Das hüpfende "Big Dog Lusty" und vor allem das wiederum sehr countryesk arrangierte Stück "Jessie Lee", ein Schunkler zum mitsingen, klangen wesentlich ausgereifter und besser produziert als so mancher Song noch auf dem Debutalbum. "Ragtime Roll" als letztes Stück brachte dann sogar noch eine gute Portion Humor in diese überschwängliche Mixtur, indem hier beispielsweise tolle Bläsersätze eingebaut wurden, gespielt von den bekannten Musikern Bud Beadle (Bariton Saxophone), Steve Gregory (Tenmor Saxophone) und last but not least Mel Collins (Alto und Tenor Saxophone), der Meister, der zu der Zeit bei King Crimson spielte. Das Album war in der Tat noch wesentlich vielfältiger ausgefallen als das Debutalbum, was dazu führte, dass man es entweder liebte oder hasste. Es fehlte auf jeden Fall der sogenannte rote Faden, der sich durch das Album zieht, und die Kritiken mögen nicht ganz ungerechtfertigt sein, dass dem Album inhaltlich ein entscheidendes Grundkonzept fehlte, an dem man es hätte festmachen können. Auf der anderen Seite darf man getrost die Frage stellen, ob das Album dann heute, über vierzig Jahre nach seinem Erscheinen, noch immer so interessant anzuhören wäre, wenn es stilistisch nicht so eine grosse Bandbreite präsentiert hätte.

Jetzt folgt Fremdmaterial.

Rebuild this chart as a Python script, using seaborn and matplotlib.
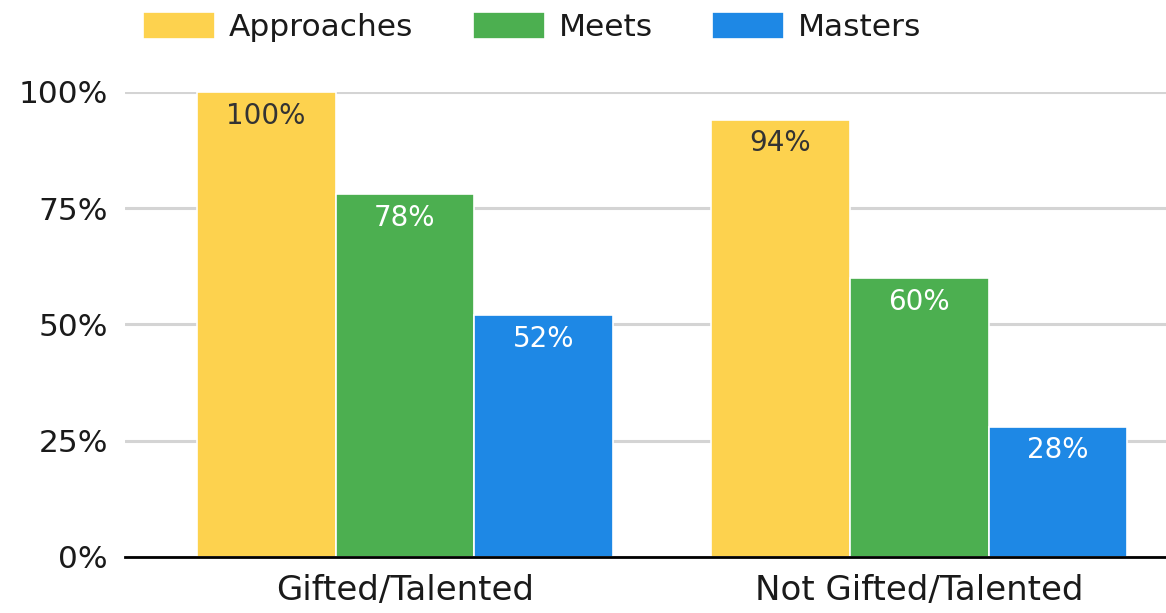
import pandas as pd
import seaborn as sb
import matplotlib
matplotlib.use("Agg")
import matplotlib.pyplot as plt

# Data
groups = ["Gifted/Talented", "Not Gifted/Talented"]
levels = ["Approaches", "Meets", "Masters"]
approaches = [100, 94]
meets = [78, 60]
masters = [52, 28]
colors = ["#FDD24E", "#4CAF50", "#1E88E5"]
label_colors = ["#333333", "white", "white"]

df = pd.DataFrame({
    "group": groups * 3,
    "level": [lv for lv in levels for _ in groups],
    "pct": approaches + meets + masters,
})

sb.set_style("white")
plt.rcParams["font.family"] = ["DejaVu Sans"]

fig = plt.figure(figsize=(11.66, 6.13), dpi=100)
ax = fig.add_axes([0.107, 0.0914, 0.893, 0.7586])

sb.barplot(data=df, x="group", y="pct", hue="level", hue_order=levels,
           palette=colors, edgecolor="white", linewidth=1.2, width=0.81,
           saturation=1, ax=ax)

ax.set_ylim(0, 100)
ax.set_xlim(-0.545, 1.48)
ax.set_yticks([0, 25, 50, 75, 100])
ax.set_yticklabels([f"{v}%" for v in [0, 25, 50, 75, 100]])
ax.yaxis.grid(True, color="#d4d4d4", linewidth=2.2)
ax.set_axisbelow(True)
ax.set_xlabel("")
ax.set_ylabel("")
for side in ["top", "right", "left"]:
    ax.spines[side].set_visible(False)
ax.spines["bottom"].set_color("black")
ax.spines["bottom"].set_linewidth(2)
ax.tick_params(axis="both", length=0, colors="#1a1a1a")
ax.tick_params(axis="y", labelsize=22.5, pad=12)
ax.tick_params(axis="x", labelsize=24.5, pad=12)

# value labels inside the top of each bar
for cont, lc in zip(ax.containers, label_colors):
    for bar in cont:
        h = bar.get_height()
        ax.annotate(f"{h:.0f}%", (bar.get_x() + bar.get_width() / 2, h),
                    xytext=(0, -17), textcoords="offset points",
                    ha="center", va="center", fontsize=20, color=lc)

leg = ax.legend(loc="center left", bbox_to_anchor=(143 / 1166, 1 - 27 / 613),
                bbox_transform=fig.transFigure, ncol=3, frameon=False,
                fontsize=22.5, handlelength=2.3, handleheight=0.95,
                handletextpad=0.45, columnspacing=1.9, borderaxespad=0,
                borderpad=0)
for t in leg.get_texts():
    t.set_color("#1a1a1a")

fig.savefig("out.png", dpi=100)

Das Ende für Snafu kam nach der Veröffentlichung einer weiteren, ebenso erfolglosen dritten Platte. Hier schloss sich gewissermassen dann der Kreis, indem etwa als Opener der hervorragende Song "Don't Keep Me Wonderin'" der Allman Brothers eingespielt wurde, mit einer weiteren, härteren Variante des Songs "Lock And Key" und dem Coversong "Keep On Running" aus der Feder von Stevie Wonder wieder verstärkt auf den Funk- und Soul-Groove der ersten LP gesetzt wurde. Ein permanentes Mismanagement förderte jedoch das Aus der Band zusätzlich, indem für Snafu etwa Konzerte gebucht wurden als Opener für Emerson Lake And Palmer, was natürlich überhaupt nicht zusammenpasste, oder im Schlepptau der Eagles in den USA, wo ihr Sound wiederum zu britisch herüberkam. Also eigentlich blieben Snafu letztlich vor allem eine Band, die es kaum Jemandem recht machen konnte, dies bei maximalem Talent und hervorragenden Songschreiber-Qualitäten der beiden Hauptakteure Bobby Harrison und Micky Moody. Während einer Deutschland-Tournee erhielt Micky Moody die Offerte, bei David Coverdale in dessen Begleitband einzusteigen. Er sagte zu und wurde später tragendes Mitglied der weltweit erfolgreichen Rockband Whitesnake.

Bobby Harrison sah seine Felle davonschwimmen, versuchte alles, um Snafu noch am Leben zu erhalten und holte sich mit dem bekannten Gitarristen Clem Clemson ein ehemaliges stilprägendes Mitglied der Gruppe Humble Pie in seine Band. Clemson spielte auch bei Colosseum mit. Doch das Zusammenspiel klappte nicht und so war die Band Snafu bald darauf Geschichte. Harrison spielte in der Folge eine zeitlang mit dem ehemaligen Weggefährten von Robin Trower, dem Schlagzeuger Reg Isadore zusammen, sowie mit Joe Jammer, doch ergab sich leider nichts Zählbares aus dieser Kollaboration. Harrison lernte eine Isländerin kennen, ging mit ihr nach Reykjavik und gründete dort eine Familie. Er trat dort der Formation Mezzoforte bei, mit welcher er im Jahre 1987 nach über zwölf Jahren sein zweites Soloalbum, die hervorragende Platte "Solid Silver" einspielte. Er zog schliesslich wieder zurück nach England, wo er versuchte, die Band Snafu noch einmal neu zu formieren, was jedoch nicht gelang. Zu einer erneuten Auffrischung der Band meinte er im nachhinein: "I tried to reform Snafu with a group of local musicians but found it was impossible, at least for me. The original band was a unique combination, which can never be recreated".